The United States became convinced that, in its hubris, Iran believed it could get away with even more serious provocations. US Secretary of State Mike Pompeo told CNN that Soleimani “was actively plotting in the region to take actions, the ‘big action,’ as he described it, that would have put dozens if not hundreds of American lives at risk. We know it was imminent. This was an intelligence-based assessment that drove our decision-making process.”

It was a US assessment that the role Soleimani was expanding in Syria and Iraq and was clearly a source of additional threats to US interests.

US Joint Chiefs of Staff Chairman General Mark Milley said the United States had “compelling” information of imminent threats from Soleimani’s plans that were deemed larger in “size, scale, scope” than in the past.
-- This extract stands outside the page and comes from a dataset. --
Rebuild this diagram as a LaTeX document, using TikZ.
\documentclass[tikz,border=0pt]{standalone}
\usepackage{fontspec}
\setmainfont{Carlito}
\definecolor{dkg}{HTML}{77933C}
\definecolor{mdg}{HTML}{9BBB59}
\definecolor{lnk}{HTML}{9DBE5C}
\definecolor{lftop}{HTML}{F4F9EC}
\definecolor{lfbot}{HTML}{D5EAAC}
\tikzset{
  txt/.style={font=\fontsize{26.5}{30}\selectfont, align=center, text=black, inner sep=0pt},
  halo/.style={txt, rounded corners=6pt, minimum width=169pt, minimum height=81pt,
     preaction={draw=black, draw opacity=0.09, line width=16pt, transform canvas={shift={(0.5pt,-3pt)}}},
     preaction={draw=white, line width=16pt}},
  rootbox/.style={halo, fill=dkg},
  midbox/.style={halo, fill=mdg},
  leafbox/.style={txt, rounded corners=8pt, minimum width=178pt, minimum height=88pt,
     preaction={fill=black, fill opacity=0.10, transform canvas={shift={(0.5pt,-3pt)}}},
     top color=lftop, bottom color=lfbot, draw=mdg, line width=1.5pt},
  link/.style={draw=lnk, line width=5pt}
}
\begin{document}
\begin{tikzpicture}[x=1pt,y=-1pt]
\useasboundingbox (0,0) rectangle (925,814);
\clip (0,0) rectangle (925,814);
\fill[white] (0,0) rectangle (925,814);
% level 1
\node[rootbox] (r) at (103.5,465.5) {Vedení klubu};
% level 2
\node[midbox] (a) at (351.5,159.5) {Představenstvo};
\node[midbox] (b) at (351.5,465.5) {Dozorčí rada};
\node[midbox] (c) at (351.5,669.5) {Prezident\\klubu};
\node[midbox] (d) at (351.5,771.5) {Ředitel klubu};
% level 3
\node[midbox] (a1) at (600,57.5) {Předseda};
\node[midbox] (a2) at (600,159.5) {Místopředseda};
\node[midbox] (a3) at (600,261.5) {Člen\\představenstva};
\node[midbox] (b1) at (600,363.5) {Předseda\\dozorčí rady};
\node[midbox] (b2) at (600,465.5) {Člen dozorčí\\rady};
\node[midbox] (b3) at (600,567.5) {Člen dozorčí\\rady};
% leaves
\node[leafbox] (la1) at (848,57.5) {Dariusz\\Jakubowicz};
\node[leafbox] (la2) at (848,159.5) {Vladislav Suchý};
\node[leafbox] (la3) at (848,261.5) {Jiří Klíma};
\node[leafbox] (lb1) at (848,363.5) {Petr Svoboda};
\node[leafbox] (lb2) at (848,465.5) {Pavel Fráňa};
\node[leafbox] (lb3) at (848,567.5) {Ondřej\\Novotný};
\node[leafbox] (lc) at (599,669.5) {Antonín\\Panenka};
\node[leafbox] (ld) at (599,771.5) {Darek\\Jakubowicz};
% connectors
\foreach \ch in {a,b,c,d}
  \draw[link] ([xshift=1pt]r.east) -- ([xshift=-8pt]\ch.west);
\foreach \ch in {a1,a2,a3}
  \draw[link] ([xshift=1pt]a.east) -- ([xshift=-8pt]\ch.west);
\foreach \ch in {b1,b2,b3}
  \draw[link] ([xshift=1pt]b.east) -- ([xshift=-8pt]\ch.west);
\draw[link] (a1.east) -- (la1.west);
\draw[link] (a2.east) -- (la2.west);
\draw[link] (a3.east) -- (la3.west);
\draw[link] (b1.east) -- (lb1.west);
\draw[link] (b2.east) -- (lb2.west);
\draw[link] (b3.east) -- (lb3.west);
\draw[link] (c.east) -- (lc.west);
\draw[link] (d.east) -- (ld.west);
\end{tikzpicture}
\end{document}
If US officials did not act, “we would be culpably negligent,” he said.

“Is there risk? Damn right there is risk,” Milley said. “The risk of inaction exceeded the risk of action.”

For Trump, the action projected an image of toughness, a reputational shift that could help him domestically in an election year.

The risk inherent in the strike, its unprecedented target and timing added a new psychological twist in the US showdown against Iran. “I think the Iranians are shocked now,” Yoel Guzansky, an expert on Iran at the Institute for National Strategic Studies, a Tel Aviv think-tank, told the Associated Press. He said Trump restored America’s power to deter attacks by reinforcing the image of himself as a “crazy guy.”

Soleimani’s death grabbed the attention of the deeply polarised US political scene. “Wow — the price of killing and injuring Americans has just gone up drastically,” US Senator Lindsey Graham posted on Twitter.

However, US Vice-President Joe Biden, who is seeking the Democratic Party’s nomination to run against Trump, said: “President Trump just tossed a stick of dynamite into a tinderbox.”

Pompeo told Fox News that he hoped Iranian officials would “see American resolve and that their decision will be to de-escalate, to take actions consistent with what normal nations do and, in the event that they do not, in the event they go the other direction, I know that President Trump and the entire United States government [are] prepared to respond appropriately.’’

Experts expect the next phase of the showdown to be more conventional warfare, even if Tehran chooses to spur its proxies to commit acts of terrorism.

The United States ordered more than 14,000 additional troops to the Middle East as reinforcements. Washington, which previously announced 500 troops to be deployed, said January 3 it is sending nearly 3,000 more soldiers to the region. That is in addition to about 700 soldiers from the 82nd Airborne who recently deployed to Kuwait after the storming of the US Embassy compound in Baghdad by Iran-backed militiamen.

Iran said after the killing of Soleimani that it had chosen its mode of retaliation. All scenarios are, however, uncertain. Iran must also weigh the risks of US counter-retaliation.

“War? Chaos? Limited reprisals? Nothing? Nobody really knows — neither in the region [nor] in Washington — because this is unprecedented,” Kim Ghattas of the Carnegie Endowment for International Peace told Agence France-Presse.